What this task involves: Only the lines from the one containing "Generate a LaTeX" through the one containing "(0,0) rectangle (464,413);" should be duplicated, exactly as they appear. Pictures are to be left out.

Data supplied:
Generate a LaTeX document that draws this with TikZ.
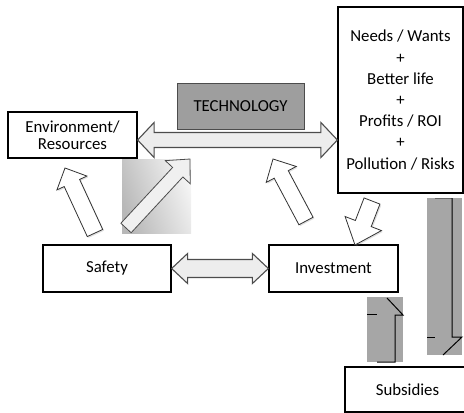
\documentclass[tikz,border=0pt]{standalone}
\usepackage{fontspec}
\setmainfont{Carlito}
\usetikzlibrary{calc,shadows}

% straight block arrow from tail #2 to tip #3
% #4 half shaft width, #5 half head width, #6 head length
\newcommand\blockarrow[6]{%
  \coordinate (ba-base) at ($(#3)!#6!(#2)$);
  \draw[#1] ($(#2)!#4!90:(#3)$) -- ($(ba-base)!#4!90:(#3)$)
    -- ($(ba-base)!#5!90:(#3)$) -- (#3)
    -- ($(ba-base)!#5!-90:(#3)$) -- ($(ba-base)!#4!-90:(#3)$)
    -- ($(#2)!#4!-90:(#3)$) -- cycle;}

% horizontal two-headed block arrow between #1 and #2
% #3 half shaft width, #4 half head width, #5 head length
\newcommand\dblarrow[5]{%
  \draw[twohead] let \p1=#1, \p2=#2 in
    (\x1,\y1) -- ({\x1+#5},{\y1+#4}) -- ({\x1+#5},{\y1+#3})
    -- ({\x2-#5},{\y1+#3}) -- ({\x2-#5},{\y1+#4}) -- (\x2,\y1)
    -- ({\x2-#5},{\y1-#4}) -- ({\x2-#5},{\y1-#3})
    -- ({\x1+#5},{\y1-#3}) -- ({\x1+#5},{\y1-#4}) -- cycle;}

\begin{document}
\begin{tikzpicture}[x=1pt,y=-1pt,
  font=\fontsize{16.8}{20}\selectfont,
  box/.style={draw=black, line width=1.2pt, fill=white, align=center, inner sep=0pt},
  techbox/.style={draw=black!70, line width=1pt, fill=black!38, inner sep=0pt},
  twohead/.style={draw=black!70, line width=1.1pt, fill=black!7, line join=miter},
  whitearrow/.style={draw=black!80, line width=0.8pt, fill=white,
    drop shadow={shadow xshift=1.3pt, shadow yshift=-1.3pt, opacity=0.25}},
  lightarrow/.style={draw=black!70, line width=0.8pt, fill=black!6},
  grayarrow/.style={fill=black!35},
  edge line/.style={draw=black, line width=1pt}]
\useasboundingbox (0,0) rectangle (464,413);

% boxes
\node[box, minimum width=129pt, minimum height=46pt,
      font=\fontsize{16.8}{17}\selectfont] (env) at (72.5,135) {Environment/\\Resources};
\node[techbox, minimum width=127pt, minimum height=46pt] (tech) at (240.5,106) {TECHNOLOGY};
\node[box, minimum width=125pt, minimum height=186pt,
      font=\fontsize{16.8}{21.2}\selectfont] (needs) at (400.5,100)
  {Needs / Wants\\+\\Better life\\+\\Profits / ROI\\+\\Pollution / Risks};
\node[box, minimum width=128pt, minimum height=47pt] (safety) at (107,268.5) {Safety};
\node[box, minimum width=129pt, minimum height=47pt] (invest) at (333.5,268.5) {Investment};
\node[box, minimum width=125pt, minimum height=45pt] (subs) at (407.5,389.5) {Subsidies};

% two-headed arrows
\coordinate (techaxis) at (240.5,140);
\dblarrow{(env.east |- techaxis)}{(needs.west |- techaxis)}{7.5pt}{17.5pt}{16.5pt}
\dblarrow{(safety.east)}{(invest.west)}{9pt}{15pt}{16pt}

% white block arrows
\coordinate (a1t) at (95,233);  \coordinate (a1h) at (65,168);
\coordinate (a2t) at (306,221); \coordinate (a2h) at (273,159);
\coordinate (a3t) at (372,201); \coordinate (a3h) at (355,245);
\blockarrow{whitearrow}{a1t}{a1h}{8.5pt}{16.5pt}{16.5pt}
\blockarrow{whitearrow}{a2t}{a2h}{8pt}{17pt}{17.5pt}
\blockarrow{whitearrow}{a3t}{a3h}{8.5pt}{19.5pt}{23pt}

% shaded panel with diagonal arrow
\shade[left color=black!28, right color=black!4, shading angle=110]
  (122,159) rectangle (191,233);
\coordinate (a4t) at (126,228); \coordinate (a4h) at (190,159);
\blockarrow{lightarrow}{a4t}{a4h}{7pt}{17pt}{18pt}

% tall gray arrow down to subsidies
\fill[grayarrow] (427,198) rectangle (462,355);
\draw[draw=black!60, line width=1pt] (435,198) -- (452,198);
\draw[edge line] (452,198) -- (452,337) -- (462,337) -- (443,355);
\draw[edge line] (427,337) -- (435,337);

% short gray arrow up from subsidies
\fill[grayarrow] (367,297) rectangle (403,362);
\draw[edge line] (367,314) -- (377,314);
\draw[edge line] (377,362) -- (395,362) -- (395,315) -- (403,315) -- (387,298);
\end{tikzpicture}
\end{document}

==

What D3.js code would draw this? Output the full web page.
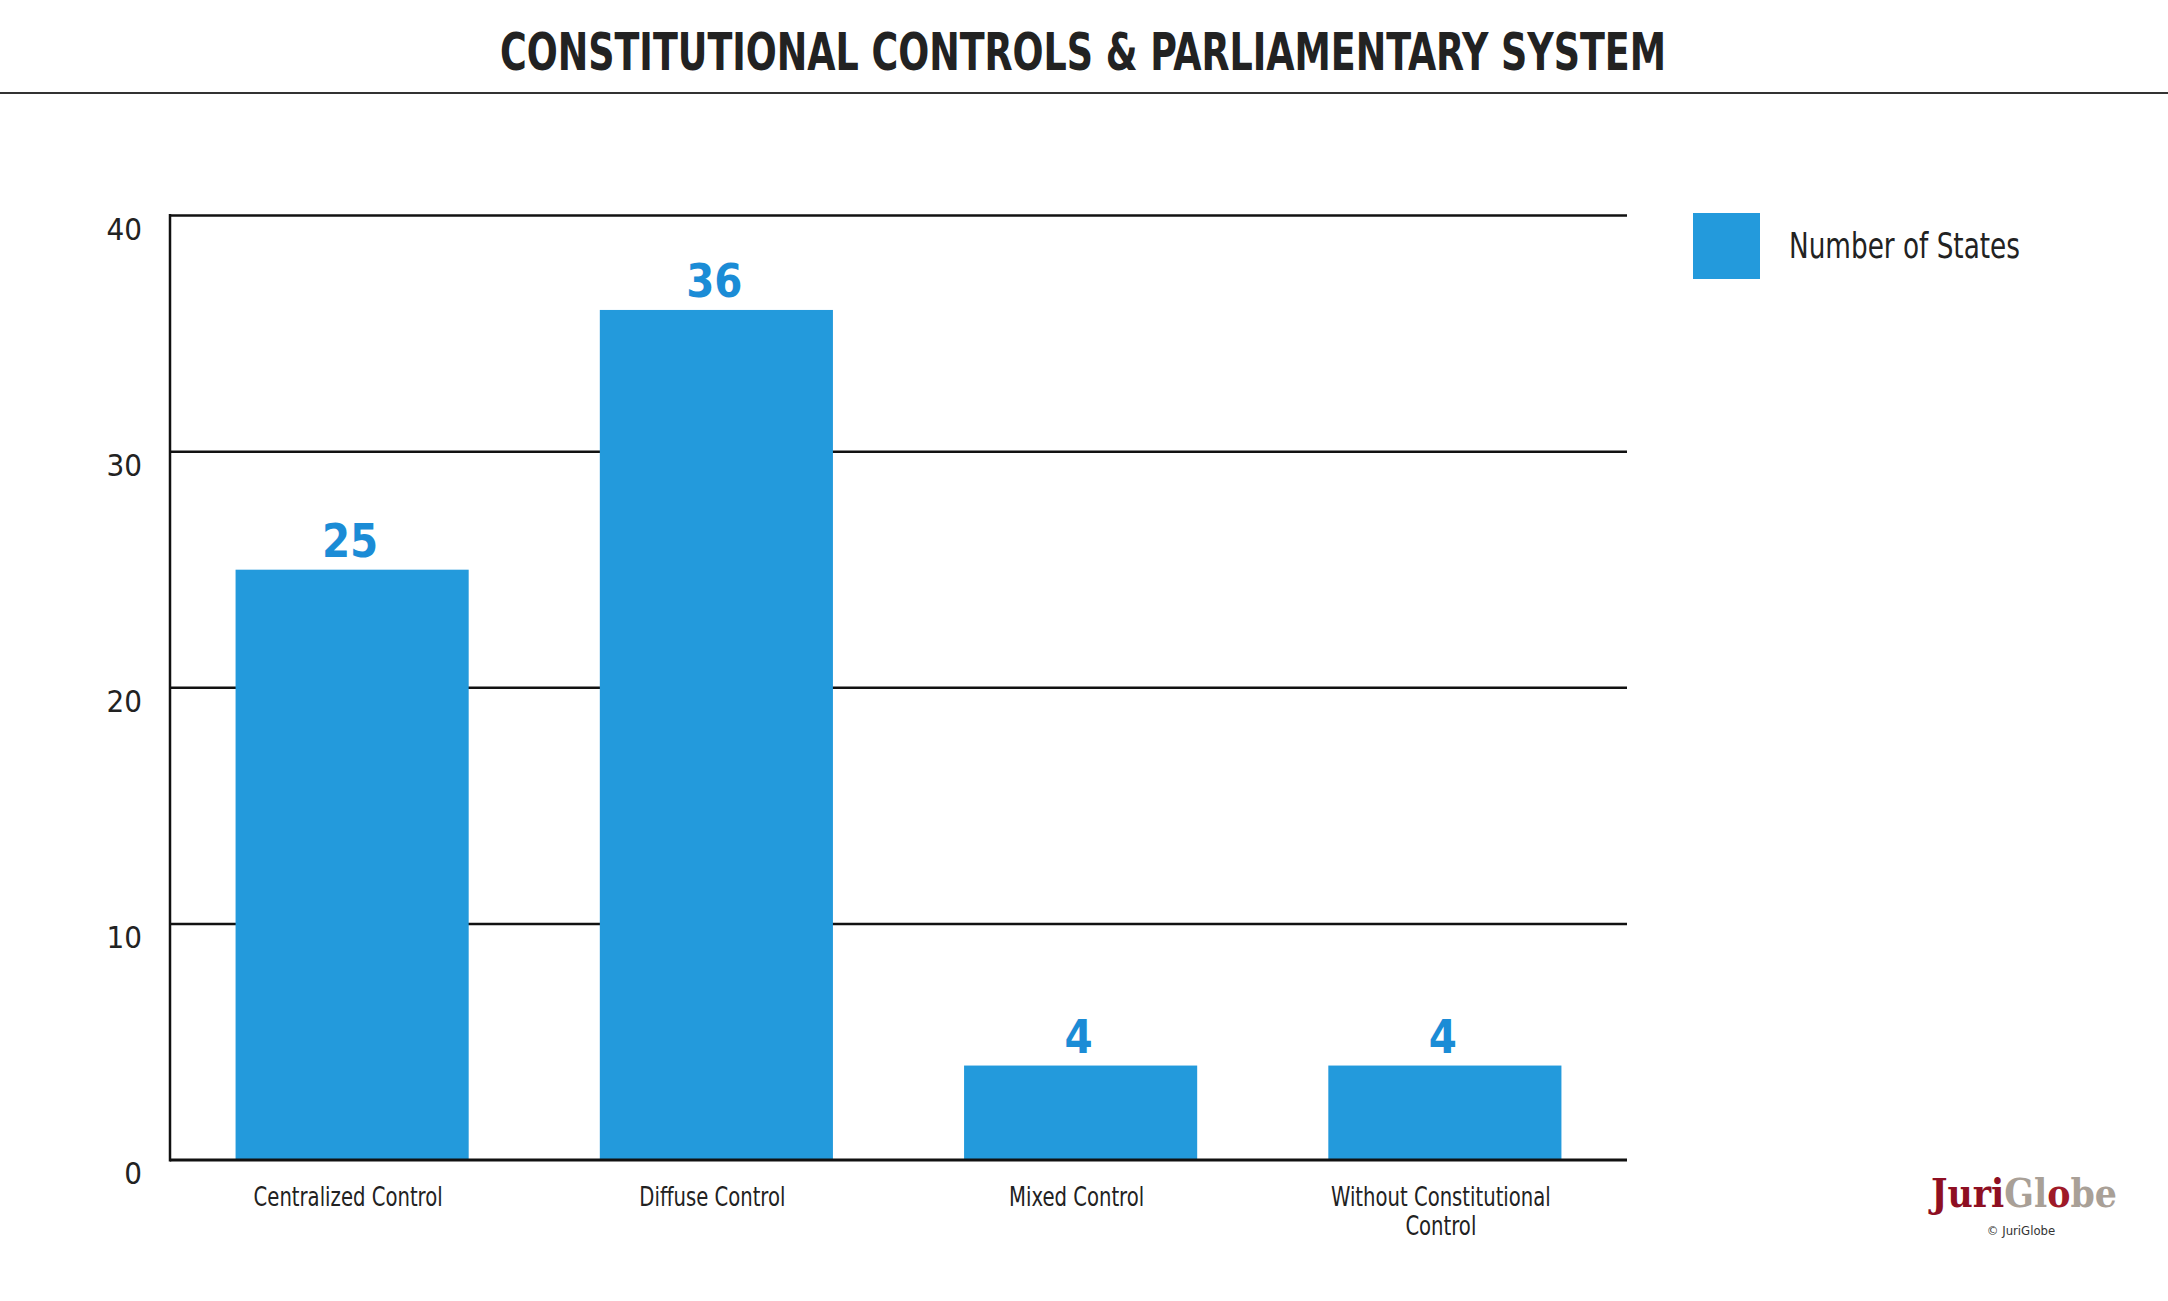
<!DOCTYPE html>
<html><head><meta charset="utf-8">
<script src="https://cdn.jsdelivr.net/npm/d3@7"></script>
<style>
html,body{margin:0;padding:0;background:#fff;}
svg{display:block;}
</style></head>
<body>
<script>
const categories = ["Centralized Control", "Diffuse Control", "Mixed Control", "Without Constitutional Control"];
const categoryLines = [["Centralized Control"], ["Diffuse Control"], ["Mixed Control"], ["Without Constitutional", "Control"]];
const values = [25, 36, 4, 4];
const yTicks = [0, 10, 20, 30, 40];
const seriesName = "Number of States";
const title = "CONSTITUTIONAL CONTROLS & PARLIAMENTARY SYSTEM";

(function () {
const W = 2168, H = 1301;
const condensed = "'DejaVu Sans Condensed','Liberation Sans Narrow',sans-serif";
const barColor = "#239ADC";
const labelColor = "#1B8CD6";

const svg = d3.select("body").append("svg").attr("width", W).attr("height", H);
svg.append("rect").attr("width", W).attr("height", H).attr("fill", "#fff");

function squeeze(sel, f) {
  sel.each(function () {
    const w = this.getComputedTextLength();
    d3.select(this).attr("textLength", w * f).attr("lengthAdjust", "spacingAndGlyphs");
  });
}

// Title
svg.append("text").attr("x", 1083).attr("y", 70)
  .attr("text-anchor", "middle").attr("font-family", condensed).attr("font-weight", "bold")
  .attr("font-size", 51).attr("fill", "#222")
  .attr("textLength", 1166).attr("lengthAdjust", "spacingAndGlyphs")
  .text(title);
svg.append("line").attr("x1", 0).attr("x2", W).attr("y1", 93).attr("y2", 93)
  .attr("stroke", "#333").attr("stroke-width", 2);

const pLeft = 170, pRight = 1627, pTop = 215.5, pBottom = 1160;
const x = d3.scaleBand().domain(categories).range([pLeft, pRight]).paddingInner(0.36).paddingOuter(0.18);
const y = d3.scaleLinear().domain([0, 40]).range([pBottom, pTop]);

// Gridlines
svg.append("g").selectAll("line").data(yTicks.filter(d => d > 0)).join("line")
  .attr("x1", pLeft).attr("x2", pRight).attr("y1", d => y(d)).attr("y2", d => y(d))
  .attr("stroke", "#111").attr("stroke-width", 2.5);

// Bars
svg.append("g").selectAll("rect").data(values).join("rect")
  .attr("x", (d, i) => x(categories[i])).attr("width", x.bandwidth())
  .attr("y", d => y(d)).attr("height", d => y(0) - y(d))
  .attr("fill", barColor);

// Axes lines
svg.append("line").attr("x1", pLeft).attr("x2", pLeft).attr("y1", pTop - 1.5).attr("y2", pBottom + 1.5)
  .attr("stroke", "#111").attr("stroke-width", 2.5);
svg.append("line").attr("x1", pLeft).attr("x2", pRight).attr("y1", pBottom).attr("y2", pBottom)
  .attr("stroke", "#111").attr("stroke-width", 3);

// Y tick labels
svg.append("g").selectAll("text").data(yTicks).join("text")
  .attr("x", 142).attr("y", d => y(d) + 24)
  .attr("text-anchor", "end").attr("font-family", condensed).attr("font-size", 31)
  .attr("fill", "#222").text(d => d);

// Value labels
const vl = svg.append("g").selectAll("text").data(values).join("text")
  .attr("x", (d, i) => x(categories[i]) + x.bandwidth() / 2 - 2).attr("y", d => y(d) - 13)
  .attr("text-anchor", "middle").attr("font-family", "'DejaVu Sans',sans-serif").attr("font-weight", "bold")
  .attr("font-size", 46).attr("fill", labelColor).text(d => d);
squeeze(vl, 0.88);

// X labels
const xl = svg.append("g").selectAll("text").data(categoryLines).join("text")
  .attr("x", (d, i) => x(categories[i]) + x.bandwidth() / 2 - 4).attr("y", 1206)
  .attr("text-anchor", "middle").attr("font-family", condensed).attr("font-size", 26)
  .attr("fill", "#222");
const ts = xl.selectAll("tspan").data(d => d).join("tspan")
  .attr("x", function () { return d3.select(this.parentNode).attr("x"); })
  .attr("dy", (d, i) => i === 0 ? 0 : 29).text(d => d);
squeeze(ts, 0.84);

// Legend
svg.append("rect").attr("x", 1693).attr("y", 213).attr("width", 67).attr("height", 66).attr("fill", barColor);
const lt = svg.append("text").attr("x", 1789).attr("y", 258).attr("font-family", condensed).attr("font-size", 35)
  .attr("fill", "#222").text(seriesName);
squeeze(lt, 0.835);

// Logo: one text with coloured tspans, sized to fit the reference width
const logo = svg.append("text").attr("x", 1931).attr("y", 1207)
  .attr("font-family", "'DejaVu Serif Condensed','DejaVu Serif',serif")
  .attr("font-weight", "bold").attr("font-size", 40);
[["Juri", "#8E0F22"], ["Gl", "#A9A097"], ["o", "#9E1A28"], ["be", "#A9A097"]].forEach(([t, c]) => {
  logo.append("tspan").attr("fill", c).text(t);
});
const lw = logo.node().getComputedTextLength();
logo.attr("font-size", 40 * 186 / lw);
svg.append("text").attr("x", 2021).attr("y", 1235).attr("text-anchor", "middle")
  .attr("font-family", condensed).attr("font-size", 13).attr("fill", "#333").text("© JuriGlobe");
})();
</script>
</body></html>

Expected answer:
Generate a LaTeX document that draws this with TikZ.
\documentclass[tikz,border=0pt]{standalone}
\usepackage{fontspec}
\setmainfont{Carlito}
\usetikzlibrary{calc,shadows}

% straight block arrow from tail #2 to tip #3
% #4 half shaft width, #5 half head width, #6 head length
\newcommand\blockarrow[6]{%
  \coordinate (ba-base) at ($(#3)!#6!(#2)$);
  \draw[#1] ($(#2)!#4!90:(#3)$) -- ($(ba-base)!#4!90:(#3)$)
    -- ($(ba-base)!#5!90:(#3)$) -- (#3)
    -- ($(ba-base)!#5!-90:(#3)$) -- ($(ba-base)!#4!-90:(#3)$)
    -- ($(#2)!#4!-90:(#3)$) -- cycle;}

% horizontal two-headed block arrow between #1 and #2
% #3 half shaft width, #4 half head width, #5 head length
\newcommand\dblarrow[5]{%
  \draw[twohead] let \p1=#1, \p2=#2 in
    (\x1,\y1) -- ({\x1+#5},{\y1+#4}) -- ({\x1+#5},{\y1+#3})
    -- ({\x2-#5},{\y1+#3}) -- ({\x2-#5},{\y1+#4}) -- (\x2,\y1)
    -- ({\x2-#5},{\y1-#4}) -- ({\x2-#5},{\y1-#3})
    -- ({\x1+#5},{\y1-#3}) -- ({\x1+#5},{\y1-#4}) -- cycle;}

\begin{document}
\begin{tikzpicture}[x=1pt,y=-1pt,
  font=\fontsize{16.8}{20}\selectfont,
  box/.style={draw=black, line width=1.2pt, fill=white, align=center, inner sep=0pt},
  techbox/.style={draw=black!70, line width=1pt, fill=black!38, inner sep=0pt},
  twohead/.style={draw=black!70, line width=1.1pt, fill=black!7, line join=miter},
  whitearrow/.style={draw=black!80, line width=0.8pt, fill=white,
    drop shadow={shadow xshift=1.3pt, shadow yshift=-1.3pt, opacity=0.25}},
  lightarrow/.style={draw=black!70, line width=0.8pt, fill=black!6},
  grayarrow/.style={fill=black!35},
  edge line/.style={draw=black, line width=1pt}]
\useasboundingbox (0,0) rectangle (464,413);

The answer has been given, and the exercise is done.